Reggie Bullock, 13.1 ppg, 5.7 rpg, 3.2 apg, 47% 3P, ORtg: 133.4
So far: Arguably UNC's best and most consistent player. On paper, Bullock has done a little bit of everything and his offensive stats are through the roof. Bullock's 133.4 offensive rating is 17th nationally and his three point shooting is just plain ridiculous. Aside from his on-court prowess, Bullock has been vocal in the media about the state of things as the team has struggled at times to find itself. The biggest knock on Bullock at this stage is perhaps he has been passive when perhaps he should be seeking his own offense in certain situations.
Outlook: With his numbers, Bullock needs to be a bigger part of the offense and it is not a debate. The problem is the offense, in its present form, has not been great at producing consistency. The other problem is Bullock still needs to make the transition from complimentary player to a leading role. When you are the 4th or 5th offensive option, as Bullock was last season, you can afford to let the scoring chances come to you and make the most of them. Bullock is still doing that so some extent which stems from simply looking for his chances within the offense which is fine to a point. Ultimately, UNC will need Bullock to take his game up a notch by creating his own offense and being aggressive going to the basket.
Dexter Strickland, 9.4 ppg, 4.5 apg, 1.6 spg, 47% FG, ORtg 110.4
So far: Any discussion of Strickland begins with his knee and whether or not he is truly back to form after tearing the ACL last January. The early verdict appears to be Strickland is not quite the player he was before the injury. The same confidence is not there nor is the speed which means his game has not been nearly as effective as it was when he could use his speed to slice into an opposing defense. That is more than evident when comparing Strickland's shooting from a year ago. Last season through 19 games, Strickland shot 57% from the floor. He is a full 10% worse this season. Obviously he is taking more jumpers and more shots in general because there are not four NBA draft picks on the floor with him. The other factor is Strickland is not getting to the basket as much as he did last year which likely relates to his knee than anything else.
Outlook: With Strickland's recovery timetable, it makes sense that he is still rounding back into the form. The question is has he reached 100% or is there still some room for him to get closer to where he was pre-injury? There is no way to really answer that except by observing him to see if starts doing 2011-12 things in 2013. If it turns out that Strickland is 90% of what he was, he can still be effective but not as much as UNC needs when it comes to breaking down defenses in the half court. UNC is sorely missing a player who can do that reliably and without that the half court sets will continue to struggle.

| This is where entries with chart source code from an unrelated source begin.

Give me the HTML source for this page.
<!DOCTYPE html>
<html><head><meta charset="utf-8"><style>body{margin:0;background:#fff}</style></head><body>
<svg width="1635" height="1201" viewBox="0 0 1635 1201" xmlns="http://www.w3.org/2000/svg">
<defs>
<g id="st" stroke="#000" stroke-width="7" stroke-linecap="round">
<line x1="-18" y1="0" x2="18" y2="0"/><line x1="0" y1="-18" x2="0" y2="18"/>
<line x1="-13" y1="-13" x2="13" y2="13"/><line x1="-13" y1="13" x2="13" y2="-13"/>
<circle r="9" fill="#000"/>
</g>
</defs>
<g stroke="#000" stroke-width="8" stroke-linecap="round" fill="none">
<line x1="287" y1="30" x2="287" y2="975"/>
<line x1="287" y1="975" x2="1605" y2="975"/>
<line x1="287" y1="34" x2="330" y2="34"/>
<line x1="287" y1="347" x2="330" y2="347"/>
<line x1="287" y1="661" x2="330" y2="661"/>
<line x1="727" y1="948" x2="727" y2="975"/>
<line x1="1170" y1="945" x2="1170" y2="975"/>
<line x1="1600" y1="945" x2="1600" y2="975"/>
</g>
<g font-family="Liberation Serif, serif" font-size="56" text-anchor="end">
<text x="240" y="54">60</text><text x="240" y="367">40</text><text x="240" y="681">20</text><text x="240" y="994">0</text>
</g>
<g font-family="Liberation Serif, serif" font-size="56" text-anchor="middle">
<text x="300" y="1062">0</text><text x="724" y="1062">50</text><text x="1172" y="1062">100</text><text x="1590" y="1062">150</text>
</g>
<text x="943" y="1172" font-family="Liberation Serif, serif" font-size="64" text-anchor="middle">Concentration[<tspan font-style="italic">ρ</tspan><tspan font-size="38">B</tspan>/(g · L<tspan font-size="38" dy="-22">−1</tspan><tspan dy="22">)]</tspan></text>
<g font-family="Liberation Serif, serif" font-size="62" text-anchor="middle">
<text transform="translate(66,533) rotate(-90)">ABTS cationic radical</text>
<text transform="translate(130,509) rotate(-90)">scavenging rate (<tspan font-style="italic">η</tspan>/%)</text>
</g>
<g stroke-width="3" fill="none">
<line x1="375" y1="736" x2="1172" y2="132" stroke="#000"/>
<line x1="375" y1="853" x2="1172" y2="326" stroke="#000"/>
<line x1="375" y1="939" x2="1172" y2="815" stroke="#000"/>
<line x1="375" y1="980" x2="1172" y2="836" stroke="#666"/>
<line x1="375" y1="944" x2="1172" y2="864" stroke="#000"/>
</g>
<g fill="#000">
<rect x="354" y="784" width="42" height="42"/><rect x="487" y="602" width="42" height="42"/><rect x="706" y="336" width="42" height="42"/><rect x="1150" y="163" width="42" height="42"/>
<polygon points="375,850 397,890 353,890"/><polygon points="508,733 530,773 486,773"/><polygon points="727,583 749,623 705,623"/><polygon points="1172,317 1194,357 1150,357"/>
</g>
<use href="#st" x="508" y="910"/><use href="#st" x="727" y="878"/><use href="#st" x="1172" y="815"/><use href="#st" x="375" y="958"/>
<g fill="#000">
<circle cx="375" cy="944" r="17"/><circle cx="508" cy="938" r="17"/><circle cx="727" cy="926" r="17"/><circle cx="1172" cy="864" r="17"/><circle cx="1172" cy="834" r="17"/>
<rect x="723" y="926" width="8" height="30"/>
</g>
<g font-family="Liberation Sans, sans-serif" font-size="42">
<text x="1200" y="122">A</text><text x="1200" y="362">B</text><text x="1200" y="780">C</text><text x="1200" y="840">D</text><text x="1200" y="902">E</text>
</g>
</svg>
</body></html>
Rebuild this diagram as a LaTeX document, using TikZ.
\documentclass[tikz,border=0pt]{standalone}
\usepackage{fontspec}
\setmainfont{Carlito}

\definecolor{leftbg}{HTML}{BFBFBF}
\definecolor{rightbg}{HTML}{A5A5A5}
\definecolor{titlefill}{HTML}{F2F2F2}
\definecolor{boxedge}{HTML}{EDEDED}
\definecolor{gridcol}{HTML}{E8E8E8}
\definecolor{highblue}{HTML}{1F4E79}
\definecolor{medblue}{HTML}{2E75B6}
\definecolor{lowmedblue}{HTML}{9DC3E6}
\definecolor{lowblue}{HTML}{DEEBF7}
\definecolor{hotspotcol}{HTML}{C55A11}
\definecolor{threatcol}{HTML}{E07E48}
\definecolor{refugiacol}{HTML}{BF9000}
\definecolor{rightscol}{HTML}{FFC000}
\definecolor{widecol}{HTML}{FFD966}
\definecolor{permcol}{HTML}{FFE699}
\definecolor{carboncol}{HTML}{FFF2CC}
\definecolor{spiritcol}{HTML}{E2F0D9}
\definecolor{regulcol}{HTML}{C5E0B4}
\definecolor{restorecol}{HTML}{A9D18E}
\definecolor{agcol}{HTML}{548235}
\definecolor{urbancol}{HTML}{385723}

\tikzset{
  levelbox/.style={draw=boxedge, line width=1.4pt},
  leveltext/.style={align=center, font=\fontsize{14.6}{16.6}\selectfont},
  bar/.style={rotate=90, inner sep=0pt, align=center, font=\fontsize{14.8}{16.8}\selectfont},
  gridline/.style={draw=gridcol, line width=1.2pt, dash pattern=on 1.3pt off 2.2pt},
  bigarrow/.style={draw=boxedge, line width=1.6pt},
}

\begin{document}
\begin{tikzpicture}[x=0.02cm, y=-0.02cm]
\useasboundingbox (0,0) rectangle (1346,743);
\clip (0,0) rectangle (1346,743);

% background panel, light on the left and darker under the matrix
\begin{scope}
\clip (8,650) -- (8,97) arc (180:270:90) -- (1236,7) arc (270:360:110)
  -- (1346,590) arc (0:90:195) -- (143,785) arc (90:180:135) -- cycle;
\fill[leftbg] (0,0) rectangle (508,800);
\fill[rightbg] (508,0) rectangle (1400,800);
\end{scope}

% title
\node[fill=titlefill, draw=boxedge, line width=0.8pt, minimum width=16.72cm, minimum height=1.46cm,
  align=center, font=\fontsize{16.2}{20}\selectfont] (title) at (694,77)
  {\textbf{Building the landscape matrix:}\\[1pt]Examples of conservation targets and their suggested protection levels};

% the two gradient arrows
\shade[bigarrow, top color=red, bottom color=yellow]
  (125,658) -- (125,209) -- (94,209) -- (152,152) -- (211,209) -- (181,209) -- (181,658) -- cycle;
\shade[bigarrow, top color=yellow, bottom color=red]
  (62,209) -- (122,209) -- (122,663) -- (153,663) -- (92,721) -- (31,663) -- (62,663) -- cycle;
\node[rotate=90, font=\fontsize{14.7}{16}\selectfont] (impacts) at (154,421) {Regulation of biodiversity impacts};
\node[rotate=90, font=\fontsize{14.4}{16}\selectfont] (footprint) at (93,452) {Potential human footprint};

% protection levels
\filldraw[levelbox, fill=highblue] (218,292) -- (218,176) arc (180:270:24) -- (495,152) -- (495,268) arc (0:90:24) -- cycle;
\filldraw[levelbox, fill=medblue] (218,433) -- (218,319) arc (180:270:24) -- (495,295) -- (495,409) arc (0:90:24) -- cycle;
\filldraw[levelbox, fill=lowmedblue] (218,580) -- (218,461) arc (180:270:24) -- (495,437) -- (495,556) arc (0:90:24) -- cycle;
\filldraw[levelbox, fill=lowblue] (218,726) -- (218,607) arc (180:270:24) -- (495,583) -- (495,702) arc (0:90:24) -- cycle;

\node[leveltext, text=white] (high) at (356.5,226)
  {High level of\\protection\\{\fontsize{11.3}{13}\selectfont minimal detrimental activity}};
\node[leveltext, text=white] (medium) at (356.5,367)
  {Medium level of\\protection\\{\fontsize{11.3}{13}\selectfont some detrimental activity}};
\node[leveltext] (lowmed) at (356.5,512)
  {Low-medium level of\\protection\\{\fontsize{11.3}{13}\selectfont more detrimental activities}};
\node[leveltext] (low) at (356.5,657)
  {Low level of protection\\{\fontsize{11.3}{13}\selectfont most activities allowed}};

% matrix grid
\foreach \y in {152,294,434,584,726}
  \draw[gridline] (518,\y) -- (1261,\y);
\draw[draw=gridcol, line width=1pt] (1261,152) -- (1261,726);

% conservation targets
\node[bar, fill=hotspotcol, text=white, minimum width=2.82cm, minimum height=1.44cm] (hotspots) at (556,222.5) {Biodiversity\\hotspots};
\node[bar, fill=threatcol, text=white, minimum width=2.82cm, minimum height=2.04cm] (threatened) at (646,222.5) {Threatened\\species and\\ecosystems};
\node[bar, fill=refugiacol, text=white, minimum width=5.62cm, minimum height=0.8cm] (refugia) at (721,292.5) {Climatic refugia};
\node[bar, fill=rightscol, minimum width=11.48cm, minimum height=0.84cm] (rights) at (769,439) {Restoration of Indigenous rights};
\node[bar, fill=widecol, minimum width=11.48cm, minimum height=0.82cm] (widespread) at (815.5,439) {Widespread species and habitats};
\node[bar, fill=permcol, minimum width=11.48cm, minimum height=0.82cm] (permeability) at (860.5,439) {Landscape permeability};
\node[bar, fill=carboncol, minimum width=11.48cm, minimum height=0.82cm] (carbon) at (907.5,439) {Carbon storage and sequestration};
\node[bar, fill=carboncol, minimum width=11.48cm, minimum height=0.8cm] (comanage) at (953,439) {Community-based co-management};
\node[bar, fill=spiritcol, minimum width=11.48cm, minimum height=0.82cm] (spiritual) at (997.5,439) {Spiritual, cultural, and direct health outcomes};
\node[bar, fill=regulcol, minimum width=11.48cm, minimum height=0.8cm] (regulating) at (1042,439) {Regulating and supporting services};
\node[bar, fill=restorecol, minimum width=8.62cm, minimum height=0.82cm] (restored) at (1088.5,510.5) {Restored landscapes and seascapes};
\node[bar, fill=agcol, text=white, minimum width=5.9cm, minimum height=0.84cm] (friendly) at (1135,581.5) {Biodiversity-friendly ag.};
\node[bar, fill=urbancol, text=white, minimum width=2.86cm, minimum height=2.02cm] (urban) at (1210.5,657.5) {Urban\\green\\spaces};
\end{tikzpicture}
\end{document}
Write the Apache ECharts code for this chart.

Marcus Paige, 7.4 ppg, 4.3 apg, A/TO 1.7 35% FG, ORtg: 92.4
So far: Paige has clearly struggled at times to make the adjustment to the college level. His shooting has been suspect though he has made his share of good shots. The assist total is a tad low but when factored against the fact Bullock and Strickland doing their part to distribute the basketball, Paige's number is not surprising. The freshman PG has also been more of a scorer than passer and not exuding the same control over the offense past UNC PG under Roy Williams have done.
Outlook: The upside for Paige is he is only a freshman and should make significant steps forward as the season progresses. There are already signs Paige is looking more comfortable running the offense and the more he plays, the more he can improve. That being said, Paige playing more could mean less time for someone like P.J. Hairston who clearly should get as much time as possible on the court. Paige's other issue is his size and the degree to which he will likely be abused by bigger point guards in ACC play. While Paige can contribute, it will be interesting to see, as the rotation tightens up, if his role and minutes will change.
Desmond Hubert, 1.2 ppg, 2.1 rpg, ORtg: 68.4
So far: Hubert has been the starter at center for eight of UNC's 13 games which is why he is included among the regular starters. Up to this point, he has largely been ineffective, even against inferior teams with one notable exception. On Saturday against UNLV, Hubert was as much a beast as he is capable of being with some solid defense and scoring on an actual offensive move around the basket. Outside of that, Hubert has been below average and leaving Roy Williams open to criticisms of starting a player in the stead of better personnel.
Outlook: One game does not a trend make but if Hubert shows more of what we saw against UNLV, then it will certainly be helpful. That is a big "if" since Hubert's development simply hasn't moved as quickly as most hoped it would. What keeps Hubert in the lineup is his apparent grasp of the defense which puts him ahead of Brice Johnson even though Johnson and Joel James for that matter actually play more. In short, Hubert shows some flashes of something useful but the expectation is UNC will lean more on Johnson or going small in most games.